→ **YOUR OBJECTIVE**
Print, word for word, the opening line of the data below and every line after it through the line that contains "const iLeaders = [[[30.4,-19],[30.4,-11.5],[20.8,-9]]];", but not the pictures.
BEGIN PROVIDED MATERIAL
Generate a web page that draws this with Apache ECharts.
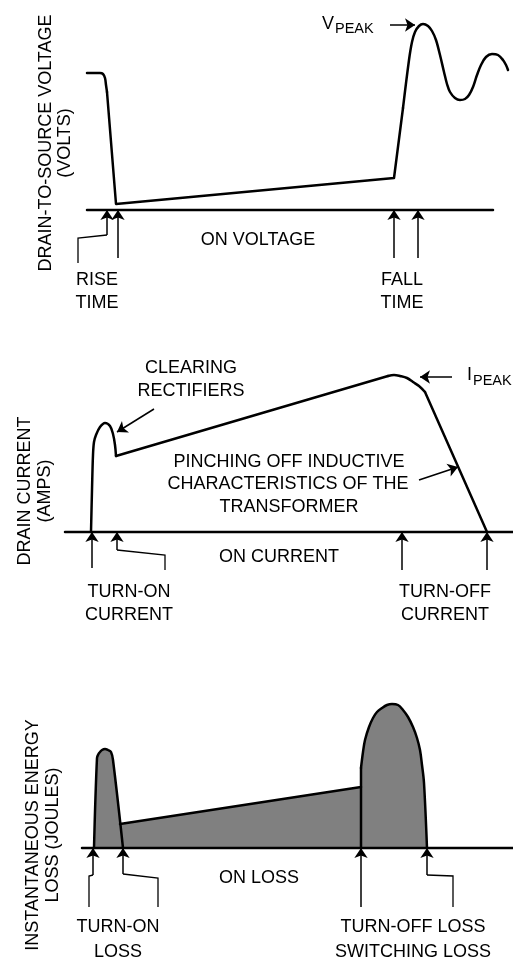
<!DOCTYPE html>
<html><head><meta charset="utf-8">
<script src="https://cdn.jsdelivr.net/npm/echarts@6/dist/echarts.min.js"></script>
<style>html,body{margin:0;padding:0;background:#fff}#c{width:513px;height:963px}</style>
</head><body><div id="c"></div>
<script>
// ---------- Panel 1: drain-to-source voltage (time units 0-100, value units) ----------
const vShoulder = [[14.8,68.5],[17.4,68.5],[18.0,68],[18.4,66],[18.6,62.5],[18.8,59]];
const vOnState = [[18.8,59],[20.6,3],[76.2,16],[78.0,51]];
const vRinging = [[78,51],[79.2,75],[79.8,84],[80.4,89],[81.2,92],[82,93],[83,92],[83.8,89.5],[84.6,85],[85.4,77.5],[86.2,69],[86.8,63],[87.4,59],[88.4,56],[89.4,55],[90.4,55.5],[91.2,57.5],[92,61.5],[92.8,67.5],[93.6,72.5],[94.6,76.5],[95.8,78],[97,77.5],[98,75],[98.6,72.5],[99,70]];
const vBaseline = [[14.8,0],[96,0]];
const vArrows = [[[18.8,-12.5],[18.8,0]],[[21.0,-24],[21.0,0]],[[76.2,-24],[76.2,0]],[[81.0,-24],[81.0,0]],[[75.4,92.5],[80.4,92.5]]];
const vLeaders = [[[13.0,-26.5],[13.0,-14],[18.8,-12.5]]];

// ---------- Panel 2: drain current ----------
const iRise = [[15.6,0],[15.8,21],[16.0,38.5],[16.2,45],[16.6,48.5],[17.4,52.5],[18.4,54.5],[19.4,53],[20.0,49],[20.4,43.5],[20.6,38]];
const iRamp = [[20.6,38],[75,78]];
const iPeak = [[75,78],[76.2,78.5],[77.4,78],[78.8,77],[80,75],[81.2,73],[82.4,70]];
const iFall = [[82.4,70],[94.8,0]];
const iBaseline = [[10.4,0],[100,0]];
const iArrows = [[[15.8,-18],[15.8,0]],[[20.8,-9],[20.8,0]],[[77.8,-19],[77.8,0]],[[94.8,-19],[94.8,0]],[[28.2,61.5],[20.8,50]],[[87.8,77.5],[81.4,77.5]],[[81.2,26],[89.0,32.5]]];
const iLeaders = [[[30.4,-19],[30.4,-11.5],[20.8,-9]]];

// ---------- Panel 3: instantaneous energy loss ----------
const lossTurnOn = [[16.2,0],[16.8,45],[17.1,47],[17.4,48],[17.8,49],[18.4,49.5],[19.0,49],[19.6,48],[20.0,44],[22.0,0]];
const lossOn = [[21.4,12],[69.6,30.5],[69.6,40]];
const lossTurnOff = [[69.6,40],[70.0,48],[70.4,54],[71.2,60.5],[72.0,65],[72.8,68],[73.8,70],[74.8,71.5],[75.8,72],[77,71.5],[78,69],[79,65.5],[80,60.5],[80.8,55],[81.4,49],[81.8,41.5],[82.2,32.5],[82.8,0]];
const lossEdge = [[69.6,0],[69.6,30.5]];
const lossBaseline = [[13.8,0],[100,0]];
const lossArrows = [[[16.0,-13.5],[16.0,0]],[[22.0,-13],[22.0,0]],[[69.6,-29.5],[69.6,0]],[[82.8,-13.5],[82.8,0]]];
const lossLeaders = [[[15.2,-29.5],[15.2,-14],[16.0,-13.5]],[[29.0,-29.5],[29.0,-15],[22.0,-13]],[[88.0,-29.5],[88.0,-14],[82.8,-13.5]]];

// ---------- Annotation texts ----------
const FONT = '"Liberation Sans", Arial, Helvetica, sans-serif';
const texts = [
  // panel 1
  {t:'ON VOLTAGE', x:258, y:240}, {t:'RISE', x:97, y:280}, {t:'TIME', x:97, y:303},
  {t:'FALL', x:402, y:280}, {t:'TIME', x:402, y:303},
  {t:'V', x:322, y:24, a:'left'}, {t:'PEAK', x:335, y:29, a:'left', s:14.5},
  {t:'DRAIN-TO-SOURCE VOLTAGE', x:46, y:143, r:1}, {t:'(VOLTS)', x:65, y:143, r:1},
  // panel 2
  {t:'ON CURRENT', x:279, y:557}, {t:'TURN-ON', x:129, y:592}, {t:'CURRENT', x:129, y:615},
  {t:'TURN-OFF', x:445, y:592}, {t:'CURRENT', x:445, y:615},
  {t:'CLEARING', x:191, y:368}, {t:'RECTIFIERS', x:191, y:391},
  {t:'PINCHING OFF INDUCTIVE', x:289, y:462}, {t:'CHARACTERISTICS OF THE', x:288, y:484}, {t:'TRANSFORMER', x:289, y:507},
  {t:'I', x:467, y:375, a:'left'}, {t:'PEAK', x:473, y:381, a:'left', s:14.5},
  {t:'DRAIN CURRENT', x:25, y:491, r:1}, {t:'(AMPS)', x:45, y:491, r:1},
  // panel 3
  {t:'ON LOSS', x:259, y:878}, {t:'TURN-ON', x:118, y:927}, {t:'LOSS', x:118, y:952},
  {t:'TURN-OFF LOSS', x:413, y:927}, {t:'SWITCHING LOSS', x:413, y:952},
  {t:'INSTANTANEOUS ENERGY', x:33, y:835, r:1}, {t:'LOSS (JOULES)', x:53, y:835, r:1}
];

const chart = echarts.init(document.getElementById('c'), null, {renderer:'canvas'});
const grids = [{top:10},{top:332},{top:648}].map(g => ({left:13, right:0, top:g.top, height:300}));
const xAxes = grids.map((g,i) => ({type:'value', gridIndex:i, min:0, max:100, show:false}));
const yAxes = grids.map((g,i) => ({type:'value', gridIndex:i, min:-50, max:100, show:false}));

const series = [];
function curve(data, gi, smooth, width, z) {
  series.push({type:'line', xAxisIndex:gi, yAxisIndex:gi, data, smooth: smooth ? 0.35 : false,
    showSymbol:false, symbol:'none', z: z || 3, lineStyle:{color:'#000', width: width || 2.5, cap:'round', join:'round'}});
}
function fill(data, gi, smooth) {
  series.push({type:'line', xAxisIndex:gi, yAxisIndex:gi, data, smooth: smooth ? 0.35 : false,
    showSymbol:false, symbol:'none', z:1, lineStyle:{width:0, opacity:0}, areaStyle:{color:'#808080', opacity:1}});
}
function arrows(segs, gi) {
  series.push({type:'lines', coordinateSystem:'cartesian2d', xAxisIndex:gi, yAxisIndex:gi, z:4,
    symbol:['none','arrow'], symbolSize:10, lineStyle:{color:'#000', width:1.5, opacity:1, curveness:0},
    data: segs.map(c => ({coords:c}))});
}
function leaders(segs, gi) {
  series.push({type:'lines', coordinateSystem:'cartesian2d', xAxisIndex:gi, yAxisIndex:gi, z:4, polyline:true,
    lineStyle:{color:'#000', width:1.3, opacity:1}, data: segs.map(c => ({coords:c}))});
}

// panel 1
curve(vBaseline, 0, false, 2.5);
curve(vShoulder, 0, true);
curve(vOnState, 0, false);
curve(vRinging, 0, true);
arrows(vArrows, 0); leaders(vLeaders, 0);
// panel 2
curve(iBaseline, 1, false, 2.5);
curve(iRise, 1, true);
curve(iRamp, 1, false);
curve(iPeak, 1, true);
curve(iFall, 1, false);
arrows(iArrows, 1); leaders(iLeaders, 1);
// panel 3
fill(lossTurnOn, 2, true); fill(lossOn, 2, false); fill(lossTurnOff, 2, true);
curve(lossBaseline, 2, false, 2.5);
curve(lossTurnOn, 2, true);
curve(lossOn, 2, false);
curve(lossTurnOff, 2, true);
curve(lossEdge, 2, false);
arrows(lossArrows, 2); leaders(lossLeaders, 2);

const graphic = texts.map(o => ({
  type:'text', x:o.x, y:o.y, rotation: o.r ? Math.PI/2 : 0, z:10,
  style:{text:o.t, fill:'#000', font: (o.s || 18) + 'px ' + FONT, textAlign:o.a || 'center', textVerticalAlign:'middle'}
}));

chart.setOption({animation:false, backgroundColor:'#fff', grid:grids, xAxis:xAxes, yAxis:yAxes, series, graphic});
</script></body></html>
END PROVIDED MATERIAL
→ **FULL SOLUTION**
Generate a web page that draws this with Apache ECharts.
<!DOCTYPE html>
<html><head><meta charset="utf-8">
<script src="https://cdn.jsdelivr.net/npm/echarts@6/dist/echarts.min.js"></script>
<style>html,body{margin:0;padding:0;background:#fff}#c{width:513px;height:963px}</style>
</head><body><div id="c"></div>
<script>
// ---------- Panel 1: drain-to-source voltage (time units 0-100, value units) ----------
const vShoulder = [[14.8,68.5],[17.4,68.5],[18.0,68],[18.4,66],[18.6,62.5],[18.8,59]];
const vOnState = [[18.8,59],[20.6,3],[76.2,16],[78.0,51]];
const vRinging = [[78,51],[79.2,75],[79.8,84],[80.4,89],[81.2,92],[82,93],[83,92],[83.8,89.5],[84.6,85],[85.4,77.5],[86.2,69],[86.8,63],[87.4,59],[88.4,56],[89.4,55],[90.4,55.5],[91.2,57.5],[92,61.5],[92.8,67.5],[93.6,72.5],[94.6,76.5],[95.8,78],[97,77.5],[98,75],[98.6,72.5],[99,70]];
const vBaseline = [[14.8,0],[96,0]];
const vArrows = [[[18.8,-12.5],[18.8,0]],[[21.0,-24],[21.0,0]],[[76.2,-24],[76.2,0]],[[81.0,-24],[81.0,0]],[[75.4,92.5],[80.4,92.5]]];
const vLeaders = [[[13.0,-26.5],[13.0,-14],[18.8,-12.5]]];

// ---------- Panel 2: drain current ----------
const iRise = [[15.6,0],[15.8,21],[16.0,38.5],[16.2,45],[16.6,48.5],[17.4,52.5],[18.4,54.5],[19.4,53],[20.0,49],[20.4,43.5],[20.6,38]];
const iRamp = [[20.6,38],[75,78]];
const iPeak = [[75,78],[76.2,78.5],[77.4,78],[78.8,77],[80,75],[81.2,73],[82.4,70]];
const iFall = [[82.4,70],[94.8,0]];
const iBaseline = [[10.4,0],[100,0]];
const iArrows = [[[15.8,-18],[15.8,0]],[[20.8,-9],[20.8,0]],[[77.8,-19],[77.8,0]],[[94.8,-19],[94.8,0]],[[28.2,61.5],[20.8,50]],[[87.8,77.5],[81.4,77.5]],[[81.2,26],[89.0,32.5]]];
const iLeaders = [[[30.4,-19],[30.4,-11.5],[20.8,-9]]];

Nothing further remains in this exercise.